While Coraal’s operations are not yet large enough to process all 2,000 metric tons of oyster shell waste produced annually in Penghu, Liou says partnerships like this can serve as a blueprint for applying C-Cube’s technology to local contexts — adapting sustainable materials to meet regional needs and resources.

“C-Cube can train people locally,” he says. “They don’t need the scientific experiments or research. We can do this and share our data to help them develop their own materials. When we go to Penghu, we can use oyster shells or coral fragments. When we go to Hualien, we can use marble.”

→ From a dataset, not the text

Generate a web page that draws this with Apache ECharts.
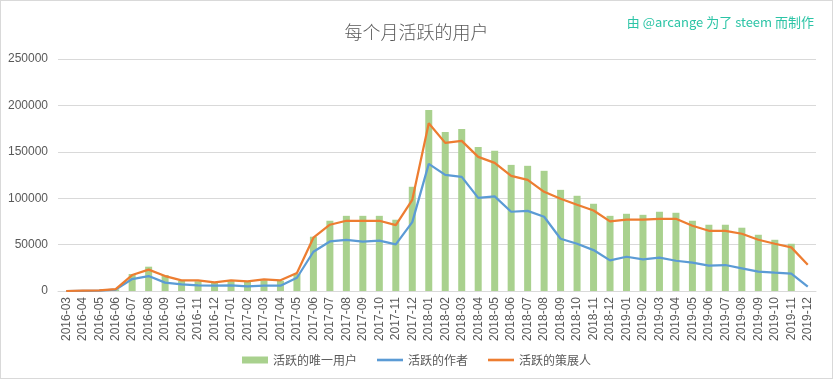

The idea extends to a variety of environments. C-Cube’s material recipes can already incorporate brick and concrete waste from urban redevelopment, straw from agricultural regions, and marble scraps from eastern Taiwan, demonstrating the potential for region-specific solutions rooted in local waste streams.

Low carbon solutions

Around the globe, other companies are developing alternative technologies to address the carbon footprint of cement and concrete. In the United States, Brimstone has developed a process to produce cement from carbon-free calcium silicate rocks that are “highly abundant” and “found on the surface of every continent,” according to the company. Sweden’s Cemvision, like C-Cube, relies on industrial byproducts from mining and steel production to manufacture a recycled form of cement.

The WEF First Movers Coalition, a group of companies “leveraging their purchasing power to decarbonize the world’s heavy-emitting sectors,” recognizes the value of burgeoning technologies like C-Cube’s. The coalition notes that roughly half of the emissions reductions needed to reach net-zero by 2050 will depend on technologies not yet deployed at scale. That, it argues, suggests the barrier is less about innovation and more about widespread adoption.

Both Liou and Hsiao similarly point to decentralization as a key factor in the shift toward recycled materials.

“The model of using waste to replace cement is something that can be applied to other places,” says Hsiao. “But each place has different waste and different circumstances. When you run into a local problem, you work with local partners to find a solution.”